Comme si leur énergie, leur beauté, leur immensité s’éloignaient, certes, mais avec la même grâce et la même quasi-permanence que la lumière des étoiles, qui rend compte de la disparition ou plutôt de la transsubstantiation des planètes disparues.
José d’Ornano vit dans un monde que d’aucuns pourraient considérer comme parallèle, mais qui est le vrai monde augmenté. La sensibilité de l’artiste lui permet de ressentir avec acuité les vibrations infinies du passé ; il déclare avec humour : « J’aime aller de l’avant. Mais en faisant régulièrement quelques pas en arrière ».
Cher d’Ornano, pour qui l’espace est véritablement lié au temps, et l’infiniment grand à l’infiniment petit. Ses paysages minuscules recèlent tant de secrets intimes, tant de grâce, de découvertes, de rencontres.
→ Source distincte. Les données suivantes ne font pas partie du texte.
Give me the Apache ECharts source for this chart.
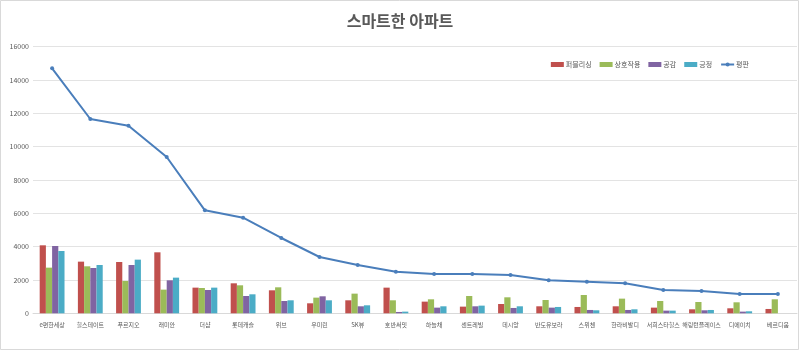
<!DOCTYPE html>
<html>
<head>
<meta charset="utf-8">
<script src="https://cdn.jsdelivr.net/npm/echarts@6/dist/echarts.min.js"></script>
<style>
html,body{margin:0;padding:0;background:#fff;}
#c{width:800px;height:351px;}
</style>
</head>
<body>
<div id="c"></div>
<script>
const categories = ['e편한세상','힐스테이트','푸르지오','래미안','더샵','롯데캐슬','위브','우미린','SK뷰','호반써밋','하늘채','센트레빌','데시앙','반도유보라','스위첸','한라비발디','서희스타힐스','해링턴플레이스','디에이치','베르디움'];
const publishing = [4080,3100,3080,3660,1540,1800,1380,600,780,1540,700,400,560,420,380,420,340,240,300,260];
const interaction = [2740,2820,1940,1420,1520,1680,1560,940,1180,780,840,1040,960,800,1100,880,740,680,660,840];
const empathy = [4040,2720,2900,1980,1400,1040,740,1020,420,80,340,420,320,340,200,200,160,180,100,0];
const positive = [3740,2900,3220,2140,1540,1140,780,780,480,100,420,460,420,380,180,240,160,200,120,0];
const reputation = [14700,11660,11260,9380,6180,5740,4520,3380,2900,2500,2360,2360,2300,1980,1900,1800,1400,1340,1160,1160];
const yTicks = {min:0, max:16000, interval:2000};

const chart = echarts.init(document.getElementById('c'), null, {renderer:'canvas'});
const font = "'Noto Sans CJK KR', 'Noto Sans', sans-serif";
const barSeries = (name, data, color) => ({
  name, type:'bar', data, barGap:'0%', barCategoryGap:'35%',
  itemStyle:{color}, emphasis:{disabled:true}
});
chart.setOption({
  animation:false,
  backgroundColor:'#ffffff',
  textStyle:{fontFamily:font},
  graphic:[{type:'rect', shape:{x:0.5,y:0.5,width:798,height:349}, style:{fill:'none', stroke:'#d9d9d9', lineWidth:1}, silent:true}],
  title:{text:'스마트한 아파트', left:'center', top:8, textStyle:{fontFamily:font, fontSize:16, fontWeight:'bold', color:'#595959'}},
  legend:{
    right:46, top:56, itemWidth:13, itemHeight:5, itemGap:8,
    textStyle:{fontFamily:font, fontSize:7, color:'#595959', padding:[0,0,0,-3]},
    data:[
      {name:'퍼블리싱', icon:'rect'},
      {name:'상호작용', icon:'rect'},
      {name:'공감', icon:'rect'},
      {name:'긍정', icon:'rect'},
      {name:'평판'}
    ]
  },
  grid:{left:33, right:3, top:46.7, bottom:37.7, containLabel:false},
  xAxis:{
    type:'category', data:categories,
    axisLine:{lineStyle:{color:'#d9d9d9'}},
    axisTick:{show:false},
    axisLabel:{fontFamily:font, fontSize:6, color:'#595959', margin:8, interval:0}
  },
  yAxis:{
    type:'value', min:yTicks.min, max:yTicks.max, interval:yTicks.interval,
    axisLine:{show:false}, axisTick:{show:false},
    splitLine:{lineStyle:{color:'#e3e3e3'}},
    axisLabel:{fontFamily:font, fontSize:7, color:'#595959', margin:4, formatter:v => String(v)}
  },
  series:[
    barSeries('퍼블리싱', publishing, '#c0504d'),
    barSeries('상호작용', interaction, '#9bbb59'),
    barSeries('공감', empathy, '#8064a2'),
    barSeries('긍정', positive, '#4bacc6'),
    {name:'평판', type:'line', data:reputation, symbol:'circle', symbolSize:4,
     lineStyle:{color:'#4a7ebb', width:2}, itemStyle:{color:'#4a7ebb'}, emphasis:{disabled:true}}
  ]
});
</script>
</body>
</html>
Beaucoup y voient la même vérité nébuleuse et légèrement troublée que les premières photographies offraient à voir, avec la même étonnante transparence que les daguerréotypes.
Quant aux encres, si cinématographiques, elles évoquent ces premiers pas du 7ème art, lorsque la lanterne magique faisait tourner des photos noir et blanc, mimant des flashs, saccadés comme des clignements d’yeux.
Avec une prédilection pour les paysages immenses de la mer ou de la lande, autre mer végétale, ces highlands plats comme une fin du monde, si éloignés de sa Corse ancestrale. Turner et Perrault ne sont pas loin pourtant, chassant les fantômes et les vents trop violents, apaisant le regard en le troublant. Il est, dit-on, de pieux mensonges. Le temps qui coule comme un fleuve avait besoin de ces demi-tons.